Please transcribe the listing below in full and word for word, without its pictures.

:: Given data ::
- - -

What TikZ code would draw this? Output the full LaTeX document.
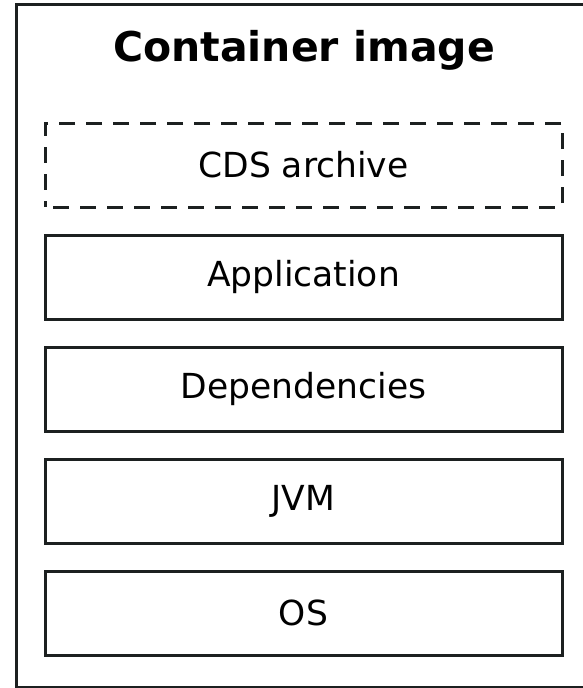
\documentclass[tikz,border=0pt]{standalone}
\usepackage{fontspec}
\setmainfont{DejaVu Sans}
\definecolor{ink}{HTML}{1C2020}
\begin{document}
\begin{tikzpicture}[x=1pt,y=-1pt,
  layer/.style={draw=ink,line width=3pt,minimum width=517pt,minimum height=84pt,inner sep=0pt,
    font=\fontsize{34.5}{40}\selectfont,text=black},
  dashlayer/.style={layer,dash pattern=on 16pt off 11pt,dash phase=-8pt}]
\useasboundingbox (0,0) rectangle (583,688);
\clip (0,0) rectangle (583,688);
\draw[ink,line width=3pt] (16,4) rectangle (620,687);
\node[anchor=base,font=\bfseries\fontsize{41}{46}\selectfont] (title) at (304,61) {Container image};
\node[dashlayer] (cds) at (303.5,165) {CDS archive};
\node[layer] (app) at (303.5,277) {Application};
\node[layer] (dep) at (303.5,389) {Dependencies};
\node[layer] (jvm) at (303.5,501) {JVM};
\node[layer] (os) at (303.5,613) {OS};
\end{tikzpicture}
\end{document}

- - -

:: Exercise answer ::
What TikZ code would draw this? Output the full LaTeX document.
\documentclass[tikz,border=0pt]{standalone}
\usepackage{fontspec}
\setmainfont{DejaVu Sans}
\definecolor{ink}{HTML}{1C2020}
\begin{document}
\begin{tikzpicture}[x=1pt,y=-1pt,
  layer/.style={draw=ink,line width=3pt,minimum width=517pt,minimum height=84pt,inner sep=0pt,
    font=\fontsize{34.5}{40}\selectfont,text=black},
  dashlayer/.style={layer,dash pattern=on 16pt off 11pt,dash phase=-8pt}]
\useasboundingbox (0,0) rectangle (583,688);
\clip (0,0) rectangle (583,688);
\draw[ink,line width=3pt] (16,4) rectangle (620,687);
\node[anchor=base,font=\bfseries\fontsize{41}{46}\selectfont] (title) at (304,61) {Container image};
\node[dashlayer] (cds) at (303.5,165) {CDS archive};
\node[layer] (app) at (303.5,277) {Application};
\node[layer] (dep) at (303.5,389) {Dependencies};
\node[layer] (jvm) at (303.5,501) {JVM};
\node[layer] (os) at (303.5,613) {OS};
\end{tikzpicture}
\end{document}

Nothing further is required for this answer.